* [The task]
Repeat the entire listing exactly.
━━━━━━━━━━
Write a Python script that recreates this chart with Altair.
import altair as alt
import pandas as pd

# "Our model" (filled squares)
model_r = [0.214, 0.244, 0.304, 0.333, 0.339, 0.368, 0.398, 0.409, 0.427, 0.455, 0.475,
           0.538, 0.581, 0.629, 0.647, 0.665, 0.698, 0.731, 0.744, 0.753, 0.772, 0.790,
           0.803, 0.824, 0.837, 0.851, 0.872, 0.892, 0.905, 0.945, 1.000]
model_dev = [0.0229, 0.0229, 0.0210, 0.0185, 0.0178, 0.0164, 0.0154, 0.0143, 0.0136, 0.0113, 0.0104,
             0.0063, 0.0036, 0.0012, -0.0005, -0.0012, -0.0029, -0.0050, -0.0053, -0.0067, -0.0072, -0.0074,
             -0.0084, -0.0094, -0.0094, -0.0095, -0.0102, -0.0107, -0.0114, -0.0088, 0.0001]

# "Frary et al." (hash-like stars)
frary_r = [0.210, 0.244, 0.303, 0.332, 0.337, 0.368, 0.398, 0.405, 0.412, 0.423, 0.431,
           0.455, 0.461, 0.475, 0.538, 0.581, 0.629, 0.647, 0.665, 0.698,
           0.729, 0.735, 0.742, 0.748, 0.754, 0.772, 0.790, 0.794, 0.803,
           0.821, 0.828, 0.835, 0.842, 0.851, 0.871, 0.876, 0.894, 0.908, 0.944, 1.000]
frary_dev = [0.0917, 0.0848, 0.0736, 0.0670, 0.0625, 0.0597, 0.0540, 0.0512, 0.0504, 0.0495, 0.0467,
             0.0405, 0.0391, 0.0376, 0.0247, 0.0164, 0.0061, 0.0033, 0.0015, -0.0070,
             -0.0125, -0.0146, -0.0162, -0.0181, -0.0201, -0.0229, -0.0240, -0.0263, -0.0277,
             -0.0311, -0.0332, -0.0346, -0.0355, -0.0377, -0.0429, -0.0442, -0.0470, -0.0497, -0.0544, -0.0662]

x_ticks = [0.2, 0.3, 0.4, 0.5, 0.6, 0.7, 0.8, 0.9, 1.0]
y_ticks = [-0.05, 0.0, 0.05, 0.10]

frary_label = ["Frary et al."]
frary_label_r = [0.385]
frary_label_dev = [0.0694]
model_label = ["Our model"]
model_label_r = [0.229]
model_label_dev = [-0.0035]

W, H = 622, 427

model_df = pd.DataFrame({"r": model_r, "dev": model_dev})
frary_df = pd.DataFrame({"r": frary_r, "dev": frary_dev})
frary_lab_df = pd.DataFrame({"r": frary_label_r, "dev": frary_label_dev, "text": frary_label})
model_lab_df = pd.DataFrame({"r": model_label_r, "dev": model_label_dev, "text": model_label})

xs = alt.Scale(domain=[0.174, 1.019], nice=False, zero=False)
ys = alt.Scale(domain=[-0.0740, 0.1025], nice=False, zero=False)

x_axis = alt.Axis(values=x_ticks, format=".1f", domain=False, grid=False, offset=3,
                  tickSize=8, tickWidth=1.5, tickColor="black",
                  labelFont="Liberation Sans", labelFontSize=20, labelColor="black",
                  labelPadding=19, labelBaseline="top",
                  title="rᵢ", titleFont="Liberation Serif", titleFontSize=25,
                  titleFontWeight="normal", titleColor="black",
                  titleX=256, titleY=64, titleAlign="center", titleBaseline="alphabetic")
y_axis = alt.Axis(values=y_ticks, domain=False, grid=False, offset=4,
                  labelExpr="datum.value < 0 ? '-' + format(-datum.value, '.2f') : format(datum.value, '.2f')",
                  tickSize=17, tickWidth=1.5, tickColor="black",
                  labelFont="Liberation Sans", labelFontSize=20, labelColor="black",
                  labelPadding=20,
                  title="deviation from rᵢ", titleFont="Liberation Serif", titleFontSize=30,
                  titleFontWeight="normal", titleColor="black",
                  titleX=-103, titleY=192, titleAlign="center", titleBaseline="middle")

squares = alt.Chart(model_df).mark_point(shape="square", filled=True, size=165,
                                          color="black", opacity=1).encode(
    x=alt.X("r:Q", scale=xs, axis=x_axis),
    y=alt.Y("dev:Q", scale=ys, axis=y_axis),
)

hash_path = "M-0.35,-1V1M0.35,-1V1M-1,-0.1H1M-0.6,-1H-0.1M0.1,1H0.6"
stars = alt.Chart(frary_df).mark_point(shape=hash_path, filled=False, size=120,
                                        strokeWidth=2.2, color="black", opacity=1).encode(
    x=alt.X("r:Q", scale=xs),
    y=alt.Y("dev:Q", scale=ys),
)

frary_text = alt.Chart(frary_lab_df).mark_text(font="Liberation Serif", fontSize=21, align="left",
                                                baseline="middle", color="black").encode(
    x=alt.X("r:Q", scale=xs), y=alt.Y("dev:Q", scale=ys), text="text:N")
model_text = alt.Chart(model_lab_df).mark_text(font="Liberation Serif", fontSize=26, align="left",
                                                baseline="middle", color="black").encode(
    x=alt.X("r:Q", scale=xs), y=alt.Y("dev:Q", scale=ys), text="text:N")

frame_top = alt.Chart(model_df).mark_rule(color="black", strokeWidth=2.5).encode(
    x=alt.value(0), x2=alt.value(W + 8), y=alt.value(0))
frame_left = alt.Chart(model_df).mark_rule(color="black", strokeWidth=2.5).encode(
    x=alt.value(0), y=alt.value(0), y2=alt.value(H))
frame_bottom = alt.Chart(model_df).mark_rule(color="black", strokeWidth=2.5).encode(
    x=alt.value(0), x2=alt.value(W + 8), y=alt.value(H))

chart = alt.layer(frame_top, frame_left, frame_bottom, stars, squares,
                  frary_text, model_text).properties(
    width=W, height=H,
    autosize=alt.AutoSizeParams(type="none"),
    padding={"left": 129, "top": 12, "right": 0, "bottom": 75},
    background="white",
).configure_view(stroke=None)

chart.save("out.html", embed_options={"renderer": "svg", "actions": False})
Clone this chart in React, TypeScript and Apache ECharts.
━━━━━━━━━━
* [Exercise solution]
Write a Python script that recreates this chart with Altair.
import altair as alt
import pandas as pd

# "Our model" (filled squares)
model_r = [0.214, 0.244, 0.304, 0.333, 0.339, 0.368, 0.398, 0.409, 0.427, 0.455, 0.475,
           0.538, 0.581, 0.629, 0.647, 0.665, 0.698, 0.731, 0.744, 0.753, 0.772, 0.790,
           0.803, 0.824, 0.837, 0.851, 0.872, 0.892, 0.905, 0.945, 1.000]
model_dev = [0.0229, 0.0229, 0.0210, 0.0185, 0.0178, 0.0164, 0.0154, 0.0143, 0.0136, 0.0113, 0.0104,
             0.0063, 0.0036, 0.0012, -0.0005, -0.0012, -0.0029, -0.0050, -0.0053, -0.0067, -0.0072, -0.0074,
             -0.0084, -0.0094, -0.0094, -0.0095, -0.0102, -0.0107, -0.0114, -0.0088, 0.0001]

# "Frary et al." (hash-like stars)
frary_r = [0.210, 0.244, 0.303, 0.332, 0.337, 0.368, 0.398, 0.405, 0.412, 0.423, 0.431,
           0.455, 0.461, 0.475, 0.538, 0.581, 0.629, 0.647, 0.665, 0.698,
           0.729, 0.735, 0.742, 0.748, 0.754, 0.772, 0.790, 0.794, 0.803,
           0.821, 0.828, 0.835, 0.842, 0.851, 0.871, 0.876, 0.894, 0.908, 0.944, 1.000]
frary_dev = [0.0917, 0.0848, 0.0736, 0.0670, 0.0625, 0.0597, 0.0540, 0.0512, 0.0504, 0.0495, 0.0467,
             0.0405, 0.0391, 0.0376, 0.0247, 0.0164, 0.0061, 0.0033, 0.0015, -0.0070,
             -0.0125, -0.0146, -0.0162, -0.0181, -0.0201, -0.0229, -0.0240, -0.0263, -0.0277,
             -0.0311, -0.0332, -0.0346, -0.0355, -0.0377, -0.0429, -0.0442, -0.0470, -0.0497, -0.0544, -0.0662]

x_ticks = [0.2, 0.3, 0.4, 0.5, 0.6, 0.7, 0.8, 0.9, 1.0]
y_ticks = [-0.05, 0.0, 0.05, 0.10]

frary_label = ["Frary et al."]
frary_label_r = [0.385]
frary_label_dev = [0.0694]
model_label = ["Our model"]
model_label_r = [0.229]
model_label_dev = [-0.0035]

W, H = 622, 427

model_df = pd.DataFrame({"r": model_r, "dev": model_dev})
frary_df = pd.DataFrame({"r": frary_r, "dev": frary_dev})
frary_lab_df = pd.DataFrame({"r": frary_label_r, "dev": frary_label_dev, "text": frary_label})
model_lab_df = pd.DataFrame({"r": model_label_r, "dev": model_label_dev, "text": model_label})

xs = alt.Scale(domain=[0.174, 1.019], nice=False, zero=False)
ys = alt.Scale(domain=[-0.0740, 0.1025], nice=False, zero=False)

x_axis = alt.Axis(values=x_ticks, format=".1f", domain=False, grid=False, offset=3,
                  tickSize=8, tickWidth=1.5, tickColor="black",
                  labelFont="Liberation Sans", labelFontSize=20, labelColor="black",
                  labelPadding=19, labelBaseline="top",
                  title="rᵢ", titleFont="Liberation Serif", titleFontSize=25,
                  titleFontWeight="normal", titleColor="black",
                  titleX=256, titleY=64, titleAlign="center", titleBaseline="alphabetic")
y_axis = alt.Axis(values=y_ticks, domain=False, grid=False, offset=4,
                  labelExpr="datum.value < 0 ? '-' + format(-datum.value, '.2f') : format(datum.value, '.2f')",
                  tickSize=17, tickWidth=1.5, tickColor="black",
                  labelFont="Liberation Sans", labelFontSize=20, labelColor="black",
                  labelPadding=20,
                  title="deviation from rᵢ", titleFont="Liberation Serif", titleFontSize=30,
                  titleFontWeight="normal", titleColor="black",
                  titleX=-103, titleY=192, titleAlign="center", titleBaseline="middle")

squares = alt.Chart(model_df).mark_point(shape="square", filled=True, size=165,
                                          color="black", opacity=1).encode(
    x=alt.X("r:Q", scale=xs, axis=x_axis),
    y=alt.Y("dev:Q", scale=ys, axis=y_axis),
)

hash_path = "M-0.35,-1V1M0.35,-1V1M-1,-0.1H1M-0.6,-1H-0.1M0.1,1H0.6"
stars = alt.Chart(frary_df).mark_point(shape=hash_path, filled=False, size=120,
                                        strokeWidth=2.2, color="black", opacity=1).encode(
    x=alt.X("r:Q", scale=xs),
    y=alt.Y("dev:Q", scale=ys),
)

frary_text = alt.Chart(frary_lab_df).mark_text(font="Liberation Serif", fontSize=21, align="left",
                                                baseline="middle", color="black").encode(
    x=alt.X("r:Q", scale=xs), y=alt.Y("dev:Q", scale=ys), text="text:N")
model_text = alt.Chart(model_lab_df).mark_text(font="Liberation Serif", fontSize=26, align="left",
                                                baseline="middle", color="black").encode(
    x=alt.X("r:Q", scale=xs), y=alt.Y("dev:Q", scale=ys), text="text:N")

frame_top = alt.Chart(model_df).mark_rule(color="black", strokeWidth=2.5).encode(
    x=alt.value(0), x2=alt.value(W + 8), y=alt.value(0))
frame_left = alt.Chart(model_df).mark_rule(color="black", strokeWidth=2.5).encode(
    x=alt.value(0), y=alt.value(0), y2=alt.value(H))
frame_bottom = alt.Chart(model_df).mark_rule(color="black", strokeWidth=2.5).encode(
    x=alt.value(0), x2=alt.value(W + 8), y=alt.value(H))

chart = alt.layer(frame_top, frame_left, frame_bottom, stars, squares,
                  frary_text, model_text).properties(
    width=W, height=H,
    autosize=alt.AutoSizeParams(type="none"),
    padding={"left": 129, "top": 12, "right": 0, "bottom": 75},
    background="white",
).configure_view(stroke=None)

chart.save("out.html", embed_options={"renderer": "svg", "actions": False})
Clone this chart in React, TypeScript and Apache ECharts.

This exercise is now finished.